_COLLECTED MATERIAL:_
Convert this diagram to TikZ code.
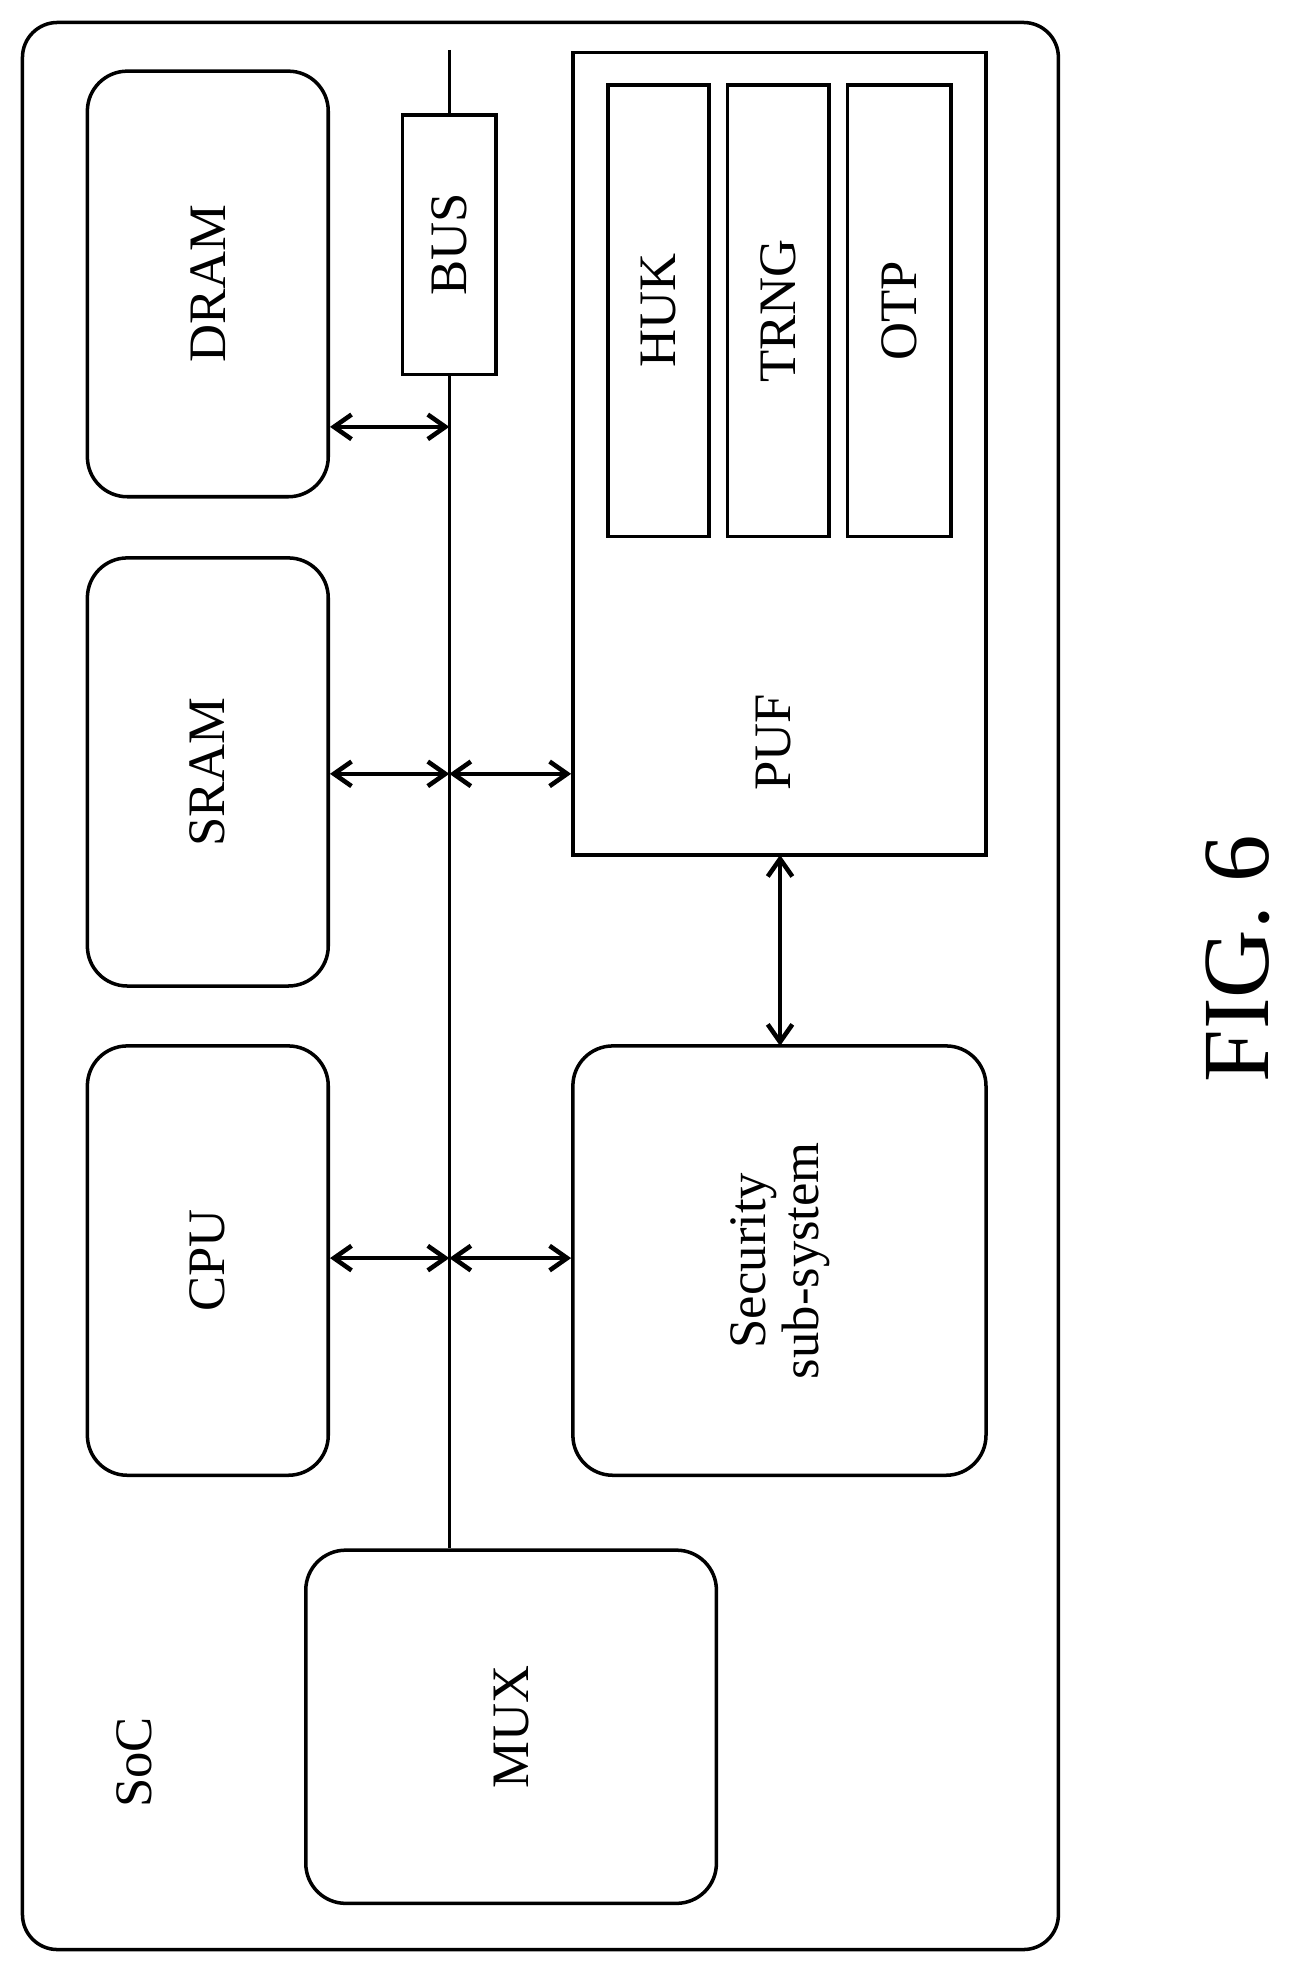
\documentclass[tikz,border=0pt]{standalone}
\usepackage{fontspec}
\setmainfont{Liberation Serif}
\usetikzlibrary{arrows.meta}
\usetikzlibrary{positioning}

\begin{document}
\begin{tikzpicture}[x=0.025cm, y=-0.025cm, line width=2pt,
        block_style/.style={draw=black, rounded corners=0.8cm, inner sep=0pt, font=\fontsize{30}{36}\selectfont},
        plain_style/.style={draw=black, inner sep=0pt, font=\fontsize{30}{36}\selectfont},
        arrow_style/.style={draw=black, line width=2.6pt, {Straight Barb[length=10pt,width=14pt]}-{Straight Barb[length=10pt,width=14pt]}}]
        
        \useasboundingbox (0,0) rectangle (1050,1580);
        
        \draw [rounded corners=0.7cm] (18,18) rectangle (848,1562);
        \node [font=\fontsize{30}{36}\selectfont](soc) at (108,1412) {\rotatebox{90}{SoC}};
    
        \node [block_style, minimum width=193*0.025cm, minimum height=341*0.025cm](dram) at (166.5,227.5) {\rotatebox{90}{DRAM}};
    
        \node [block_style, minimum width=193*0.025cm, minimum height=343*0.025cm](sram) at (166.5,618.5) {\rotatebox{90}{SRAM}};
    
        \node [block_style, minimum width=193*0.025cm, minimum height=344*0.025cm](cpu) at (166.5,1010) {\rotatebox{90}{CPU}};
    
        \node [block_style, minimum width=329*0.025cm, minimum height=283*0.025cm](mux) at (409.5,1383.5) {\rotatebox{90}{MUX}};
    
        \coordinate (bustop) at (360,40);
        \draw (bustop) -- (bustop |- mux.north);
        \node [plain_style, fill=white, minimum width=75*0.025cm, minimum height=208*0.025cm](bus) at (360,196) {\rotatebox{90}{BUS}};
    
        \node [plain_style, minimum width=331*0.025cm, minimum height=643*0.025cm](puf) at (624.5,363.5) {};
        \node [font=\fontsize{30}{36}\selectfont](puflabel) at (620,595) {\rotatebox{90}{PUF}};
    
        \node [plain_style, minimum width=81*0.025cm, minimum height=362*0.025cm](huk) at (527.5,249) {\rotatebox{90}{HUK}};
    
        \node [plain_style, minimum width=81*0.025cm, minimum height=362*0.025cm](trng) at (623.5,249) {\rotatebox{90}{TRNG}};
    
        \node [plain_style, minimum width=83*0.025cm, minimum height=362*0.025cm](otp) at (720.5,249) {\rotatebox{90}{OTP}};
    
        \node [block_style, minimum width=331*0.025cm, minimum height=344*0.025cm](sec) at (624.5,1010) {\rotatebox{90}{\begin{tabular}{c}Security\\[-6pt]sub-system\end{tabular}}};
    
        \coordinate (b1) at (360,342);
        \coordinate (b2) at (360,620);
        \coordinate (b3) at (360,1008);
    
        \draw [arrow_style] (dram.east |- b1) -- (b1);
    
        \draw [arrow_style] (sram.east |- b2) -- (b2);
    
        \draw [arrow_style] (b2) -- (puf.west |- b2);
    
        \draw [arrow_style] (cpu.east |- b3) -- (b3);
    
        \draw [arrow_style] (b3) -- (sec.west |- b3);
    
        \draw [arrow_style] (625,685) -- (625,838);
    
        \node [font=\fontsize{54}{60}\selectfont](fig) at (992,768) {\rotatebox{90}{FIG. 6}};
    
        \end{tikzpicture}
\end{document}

_THE TASK:_
Reproduce the data word for word, excluding its pictures.

_TASK OUTPUT:_
Convert this diagram to TikZ code.
\documentclass[tikz,border=0pt]{standalone}
\usepackage{fontspec}
\setmainfont{Liberation Serif}
\usetikzlibrary{arrows.meta}
\usetikzlibrary{positioning}

\begin{document}
\begin{tikzpicture}[x=0.025cm, y=-0.025cm, line width=2pt,
        block_style/.style={draw=black, rounded corners=0.8cm, inner sep=0pt, font=\fontsize{30}{36}\selectfont},
        plain_style/.style={draw=black, inner sep=0pt, font=\fontsize{30}{36}\selectfont},
        arrow_style/.style={draw=black, line width=2.6pt, {Straight Barb[length=10pt,width=14pt]}-{Straight Barb[length=10pt,width=14pt]}}]
        
        \useasboundingbox (0,0) rectangle (1050,1580);
        
        \draw [rounded corners=0.7cm] (18,18) rectangle (848,1562);
        \node [font=\fontsize{30}{36}\selectfont](soc) at (108,1412) {\rotatebox{90}{SoC}};
    
        \node [block_style, minimum width=193*0.025cm, minimum height=341*0.025cm](dram) at (166.5,227.5) {\rotatebox{90}{DRAM}};
    
        \node [block_style, minimum width=193*0.025cm, minimum height=343*0.025cm](sram) at (166.5,618.5) {\rotatebox{90}{SRAM}};
    
        \node [block_style, minimum width=193*0.025cm, minimum height=344*0.025cm](cpu) at (166.5,1010) {\rotatebox{90}{CPU}};
    
        \node [block_style, minimum width=329*0.025cm, minimum height=283*0.025cm](mux) at (409.5,1383.5) {\rotatebox{90}{MUX}};
    
        \coordinate (bustop) at (360,40);
        \draw (bustop) -- (bustop |- mux.north);
        \node [plain_style, fill=white, minimum width=75*0.025cm, minimum height=208*0.025cm](bus) at (360,196) {\rotatebox{90}{BUS}};
    
        \node [plain_style, minimum width=331*0.025cm, minimum height=643*0.025cm](puf) at (624.5,363.5) {};
        \node [font=\fontsize{30}{36}\selectfont](puflabel) at (620,595) {\rotatebox{90}{PUF}};
    
        \node [plain_style, minimum width=81*0.025cm, minimum height=362*0.025cm](huk) at (527.5,249) {\rotatebox{90}{HUK}};
    
        \node [plain_style, minimum width=81*0.025cm, minimum height=362*0.025cm](trng) at (623.5,249) {\rotatebox{90}{TRNG}};
    
        \node [plain_style, minimum width=83*0.025cm, minimum height=362*0.025cm](otp) at (720.5,249) {\rotatebox{90}{OTP}};
    
        \node [block_style, minimum width=331*0.025cm, minimum height=344*0.025cm](sec) at (624.5,1010) {\rotatebox{90}{\begin{tabular}{c}Security\\[-6pt]sub-system\end{tabular}}};
    
        \coordinate (b1) at (360,342);
        \coordinate (b2) at (360,620);
        \coordinate (b3) at (360,1008);
    
        \draw [arrow_style] (dram.east |- b1) -- (b1);
    
        \draw [arrow_style] (sram.east |- b2) -- (b2);
    
        \draw [arrow_style] (b2) -- (puf.west |- b2);
    
        \draw [arrow_style] (cpu.east |- b3) -- (b3);
    
        \draw [arrow_style] (b3) -- (sec.west |- b3);
    
        \draw [arrow_style] (625,685) -- (625,838);
    
        \node [font=\fontsize{54}{60}\selectfont](fig) at (992,768) {\rotatebox{90}{FIG. 6}};
    
        \end{tikzpicture}
\end{document}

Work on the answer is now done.